Computing for the DUNE Long Baseline Neutrino Oscillation Experiment

Wednesday, November 4, 2020 at 4:00 pm
Prof. Heidi Schellman (OSU Physics)

The DUNE long baseline neutrino oscillation collaboration consists of over 200 institutions from 34 countries. The experiment will consist of 4 10kT fiducial volume liquid argon TPC’s in South Dakota and a multi-system near detector at Fermilab. The far site in the Sanford Underground Laboratory is in preparation now with commissioning of the first 10kT fiducial volume Liquid Argon TPC expected over the period 2025-2028 and a long data taking run with 4 modules expected from 2029 and beyond.

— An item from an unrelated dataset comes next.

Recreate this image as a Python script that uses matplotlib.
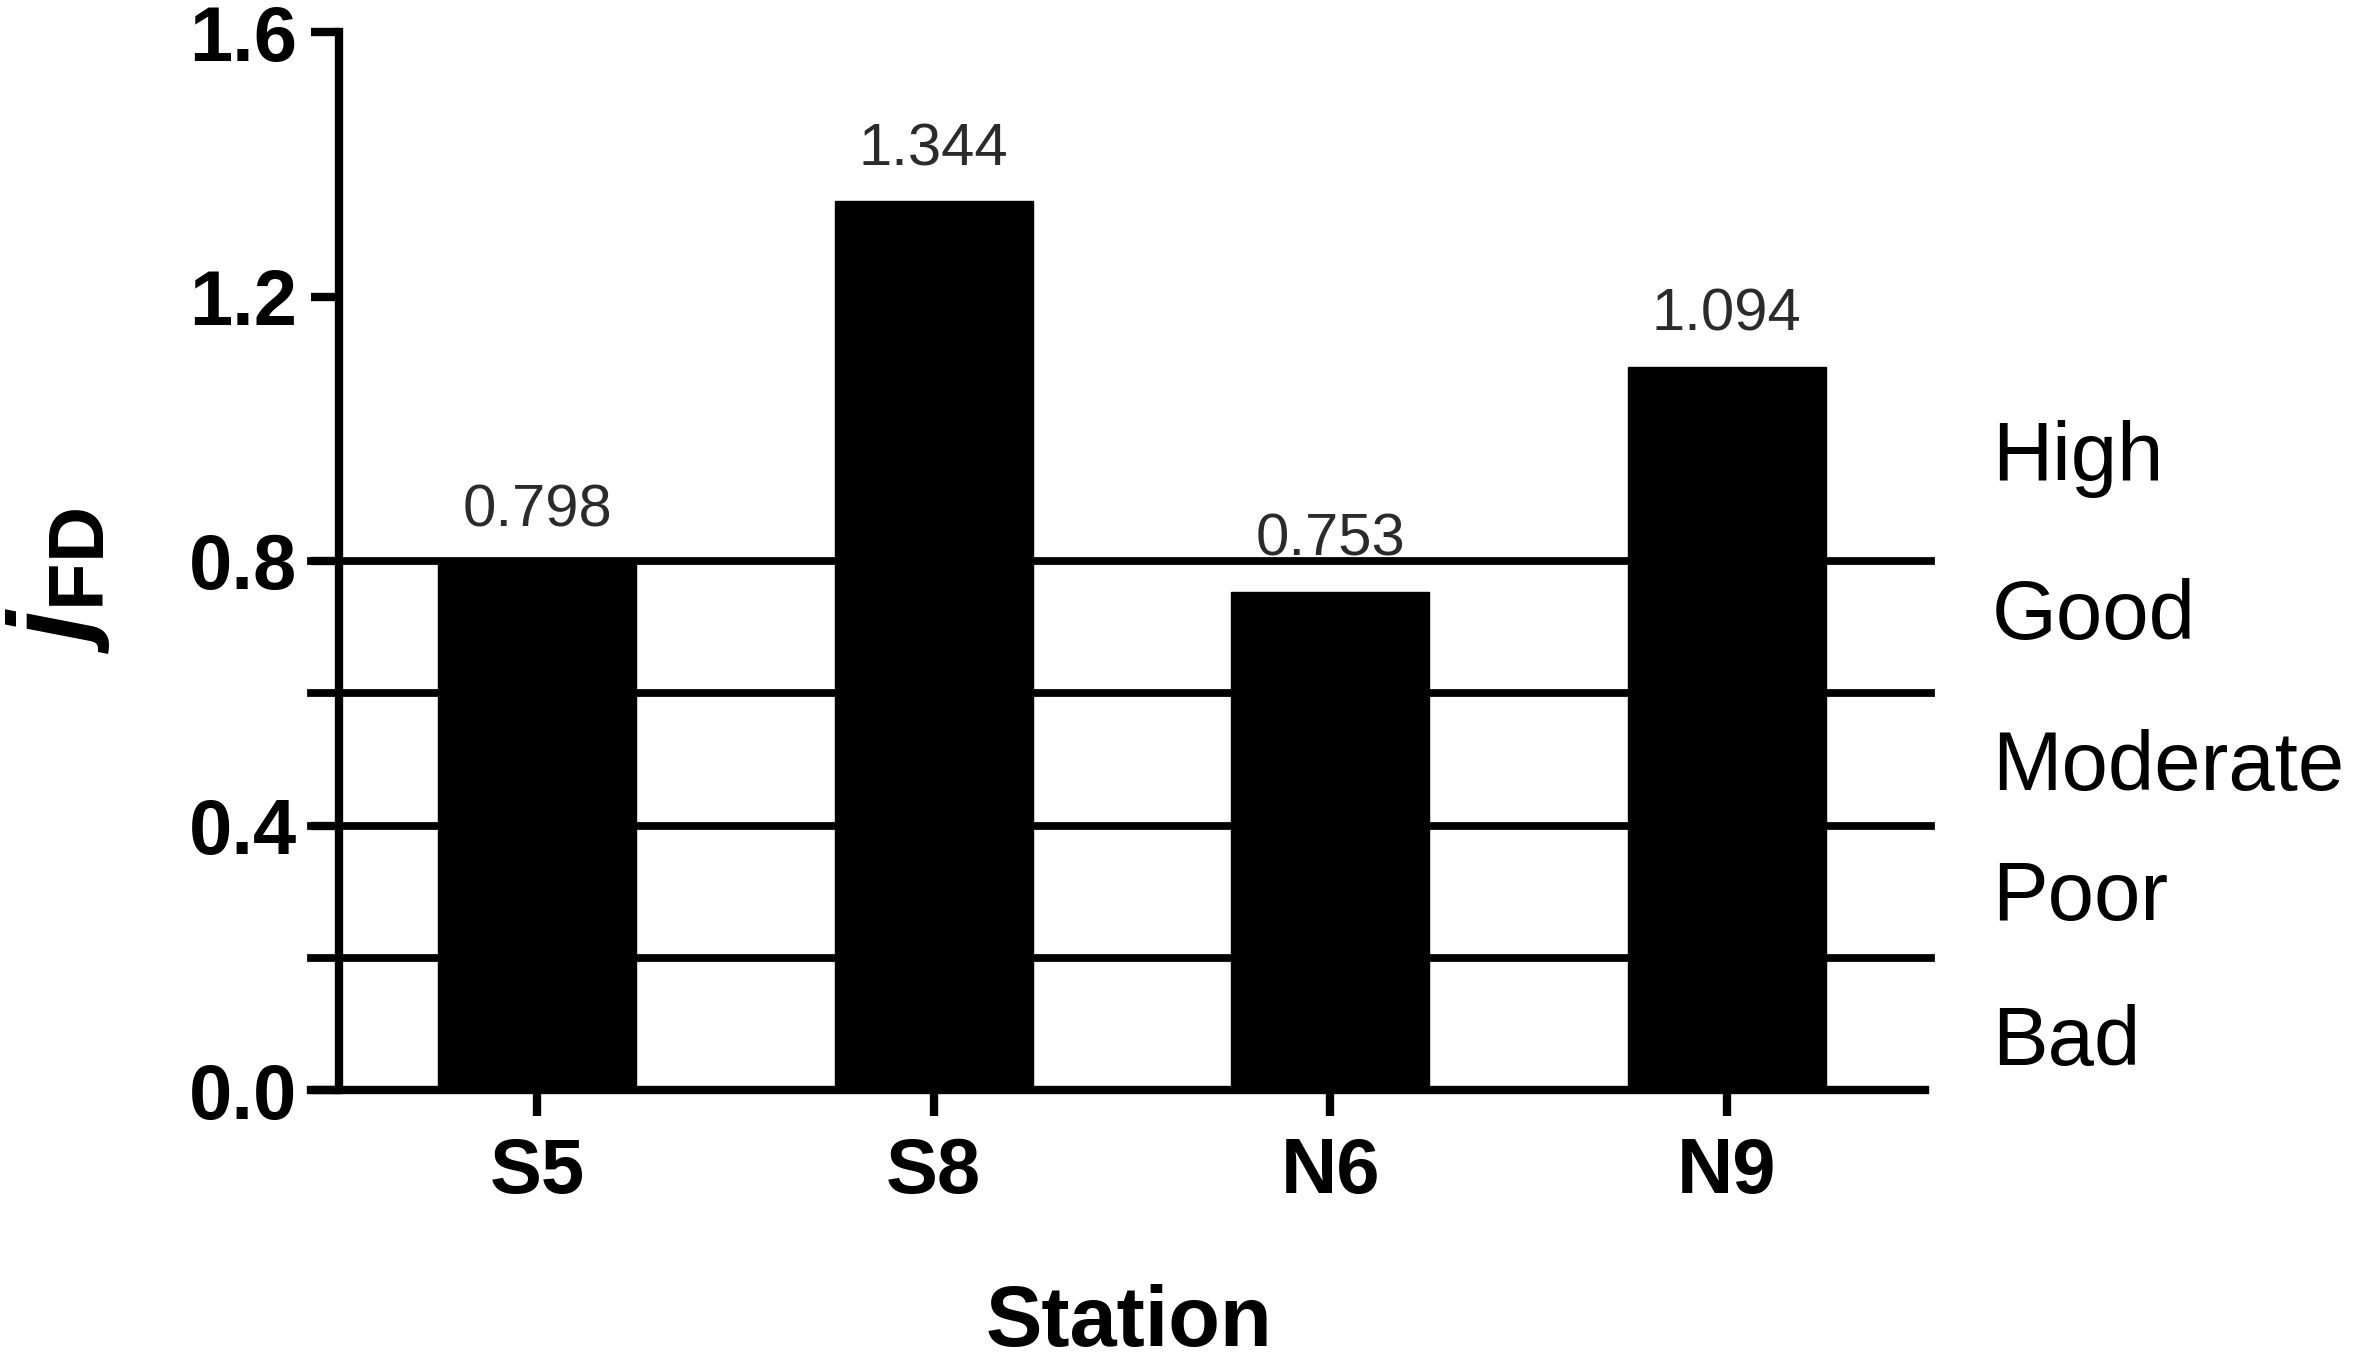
import matplotlib
matplotlib.use("Agg")
import matplotlib.pyplot as plt
import matplotlib.transforms as mtransforms

plt.rcParams['font.family'] = ['Liberation Sans', 'DejaVu Sans']
plt.rcParams['mathtext.fontset'] = 'custom'
plt.rcParams['mathtext.it'] = 'Liberation Sans:bold:italic'
plt.rcParams['mathtext.bf'] = 'Liberation Sans:bold'
plt.rcParams['mathtext.rm'] = 'Liberation Sans'

# data
stations = ['S5', 'S8', 'N6', 'N9']
jfd = [0.798, 1.344, 0.753, 1.094]
class_bounds = [0.2, 0.4, 0.6, 0.8]
class_names = ['High', 'Good', 'Moderate', 'Poor', 'Bad']
class_label_y = [0.921, 0.682, 0.454, 0.257, 0.038]   # where the names sit
yticks = [0.0, 0.4, 0.8, 1.2, 1.6]

W, H = 2362, 1364
fig = plt.figure(figsize=(W / 100, H / 100), dpi=100)
ax = fig.add_axes([339 / W, 1 - 1090 / H, (1925 - 339) / W, (1090 - 32) / H])

lw = 6.0
tick_out = -(339 - 311) / (1925 - 339)   # lines reach out as far as the ticks

for b in class_bounds:
    ax.axhline(b, xmin=tick_out, xmax=1.004, color='black', lw=5.6,
               clip_on=False, zorder=1)

x = range(len(stations))
ax.bar(x, jfd, width=0.5, color='black', edgecolor='black', linewidth=1, zorder=2)

for xi, v in zip(x, jfd):
    ax.annotate(f'{v:.3f}', (xi, v), xytext=(0, 26), textcoords='offset points',
                ha='center', va='baseline', fontsize=43, color='#2b2b2b')

# x axis drawn as a line so it can reach left of the y axis
ax.axhline(0, xmin=tick_out, xmax=1, color='black', lw=lw, clip_on=False, zorder=3)

ax.set_xlim(-0.5, 3.5)
ax.set_ylim(0, 1.6)
ax.set_xticks(list(x))
ax.set_xticklabels(stations, fontsize=56, fontweight='bold')
ax.set_yticks(yticks)
ax.set_yticklabels([f'{t:.1f}' for t in yticks], fontsize=56, fontweight='bold')
ax.tick_params(axis='y', length=20, width=lw, pad=10)
ax.tick_params(axis='x', length=19, width=lw, pad=14)

for s in ['top', 'right', 'bottom']:
    ax.spines[s].set_visible(False)
ax.spines['left'].set_linewidth(lw)
ax.spines['left'].set_zorder(3)

trans = mtransforms.blended_transform_factory(ax.transAxes, ax.transData)
for name, yy in zip(class_names, class_label_y):
    ax.text((1992 - 339) / (1925 - 339), yy, name, transform=trans,
            ha='left', va='baseline', fontsize=60)

fig.text(58 / W, 1 - 580 / H, r'$j_{\mathbf{FD}}$', rotation=90,
         ha='center', va='center', fontsize=80)
fig.text(1129 / W, 1 - 1346 / H, 'Station', ha='center', va='baseline',
         fontsize=61, fontweight='bold')

fig.savefig('out.png', dpi=100, facecolor='white')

An active prototyping program is already in place with a short test beam run with a 700T, 15,360 channel prototype of single-phase readout at the neutrino platform at CERN in late 2018 and tests of a similar sized dual-phase detector scheduled for mid-2019. The 2018 test beam run was a valuable live test of our computing model. The detector produced raw data at rates of up to ~2GB/s. These data were stored at full rate on tape at CERN and Fermilab and replicated at sites in the UK and Czech Republic. In total 1.8 PB of raw data were produced and reconstructed during the six week test beam run.

Baseline predictions for the full DUNE detector data, starting in the mid 2020’s are 30-60 PB of raw data per year. In contrast to traditional HEP computational problems, DUNE’s Liquid Argon TPC data consist of simple but very large (many GB) 2D data objects which share many characteristics with astrophysical images. This presents opportunities to use advances in machine learning and pattern recognition as a frontier user of High Performance Computing facilities capable of massively parallel processing.

Prof. Heidi Schellman is an experimental particle physicist and an expert in neutrino physics. She is Professor and Head of Physics at Oregon State University. She earned a B.S. in mathematics in 1977 from Stanford University and an M.S. and Ph.D. in physics in 1984 from the University of California, Berkeley.